When those are the real constraints, a website doesn’t solve them. It covers them for a while.

That’s how people end up disappointed. Not because websites don’t work, but because they were asked to do the wrong job.

If growth has stalled for reasons you can’t clearly name, the issue often sits in how your systems support decision-making, not in the absence of pages.

In those cases, building one can feel productive even if it is not effective.

The question isn’t whether a website is useful in general. It’s whether it’s relevant to the bottleneck you’re actually facing right now.

If the problem lives somewhere else, a website won’t fix it. It will just make it harder to see where the real issue is.

What Waiting Really Means

Waiting is not a pause button. It’s a direction.

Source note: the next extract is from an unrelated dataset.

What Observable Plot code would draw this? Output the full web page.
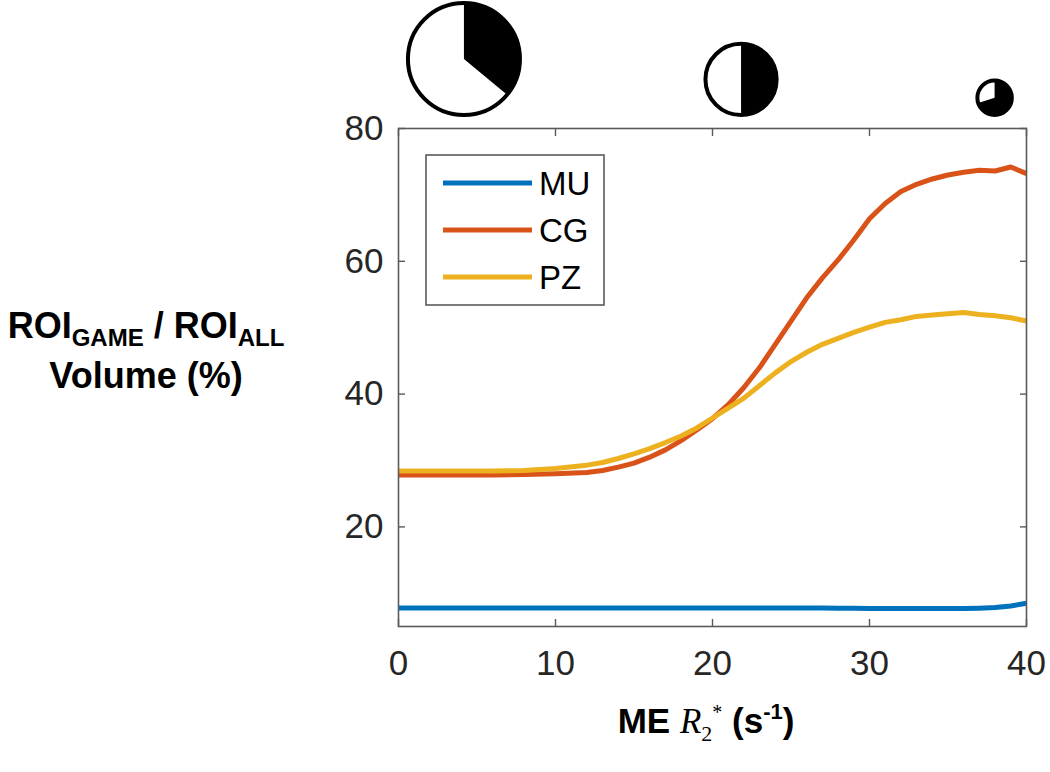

When you choose to wait, you’re not keeping things as they are. You’re letting today’s setup carry more weight than it was designed to.

Trust doesn’t disappear overnight. It thins. Momentum doesn’t stop. It slows.

People still find you. They just take longer to decide. Or they decide quietly, without telling you why.

That judgment is often formed by what people see when they look you up.

None of this is catastrophic. That’s why it’s easy to ignore.

But over time, the cost compounds. Small hesitations add up. Delays become patterns. Opportunities don’t vanish. They drift.

Choosing to wait can still be the right move. But it only works when you’re clear-eyed about what you’re trading for that patience.

Waiting without that clarity isn’t neutral. It’s just letting time decide for you.

How to Get Confirmation Before Deciding

Uncertainty doesn’t mean you’re behind. It usually means you’re missing confirmation.

At this point, you don’t need more opinions. You don’t need advice. And you don’t need to commit to anything just to feel less stuck.

What you need is a way to check whether your assumptions hold up.

That’s what a simple, human review provides, if one exists. Not to tell you what to build. Not to push you toward a decision. Just to reflect back what’s visible to someone who doesn’t already know you.

If your sense is right, that review should confirm it. If something is off, it should be clear where the doubt is coming from.

Either way, the value is not the outcome. It’s the removal of guesswork.

You don’t need certainty to move forward. You need enough clarity to decide whether waiting is still working, or whether it’s quietly costing you more than you realized.

Nothing on this page requires action. It only asks that whatever choice you make, you make it with your eyes open.